Но социальная природа, так же как естественная природа, она пустоты не терпит, нет пустоты в природе. Нынешние кубанские станичники, которые были по объективным причинам выведены из процесса производства в этих пяти латифундиях, просто они лишними оказались, они нашли свою судьбу в другом городе, в другой местности, в третьей. Они собирают какие-то деньги, чтобы купить потом дом может быть в сельской местности, там на заработанные капиталы завести собственное хозяйство. Мы опрашивали молодых насчет жизненных планов, они говорят: мы хотим хозяйствовать на земле, но не под кем. Вот, например, скотину будем разводить. То есть какие-то элементы социально-экономического оптимизма в этих мизансценах присутствуют, но это фрагменты, они не соединяются в общую картину. Я зафиксировал в своем докладе социальный саморемонт малых сообществ путем мечты об этих снятых с головы волосах. Но это лишь мечта. На этой мечте могут закваситься какие-то новые способы практик хозяйственных.

Татьяна Нефедова: Страны Муравии нет нигде на самом деле, ни в Финляндии, ни в других странах.
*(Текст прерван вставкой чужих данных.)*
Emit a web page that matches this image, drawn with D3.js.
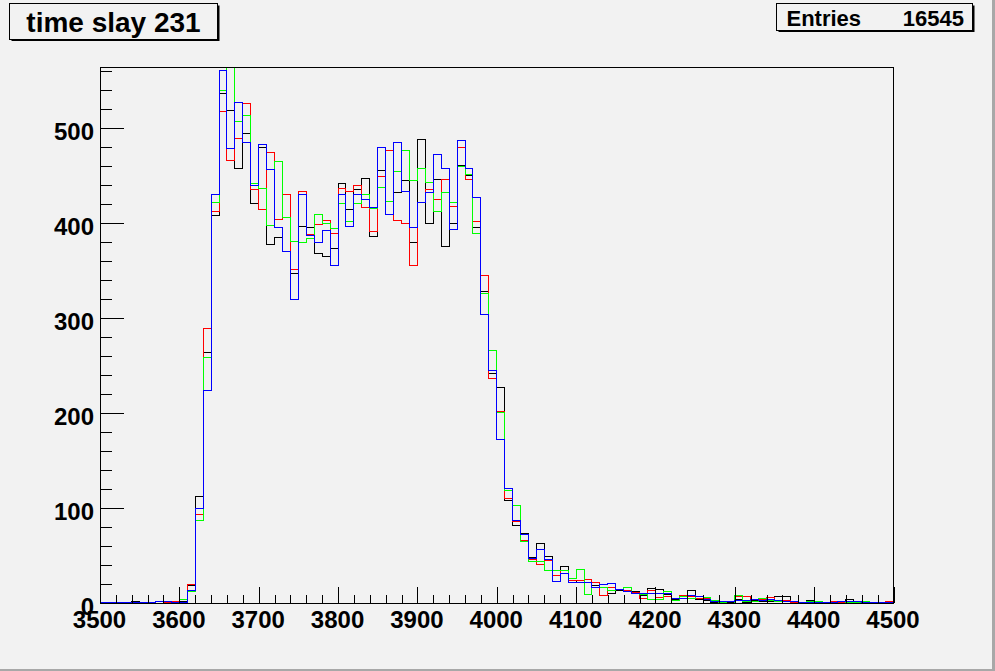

И первая проблема в сельском хозяйстве, я спросила того же финского фермера, какие у вас проблемы, первая проблема - диспаритет цен. Потому что молоко этот фермер сдает по 32 цента, еще ему доплачивает ЕС 10 центов, а солярка стоит 50 центов, а трактор новый стоит 50 тысяч евро. Даже немцы в бывшей ГДР, которые попали под крыло западной Германии, восточные немцы, которые сохраняют какие-то кооперативы, жалуются. Когда мы говорили с председателем кооператива и спрашивали: как вам живется? Первое, что он говорил: сельское хозяйство – это всегда борьба. Так что это всегда сложно, это везде сложно. Другое дело, как это получается и каков результат.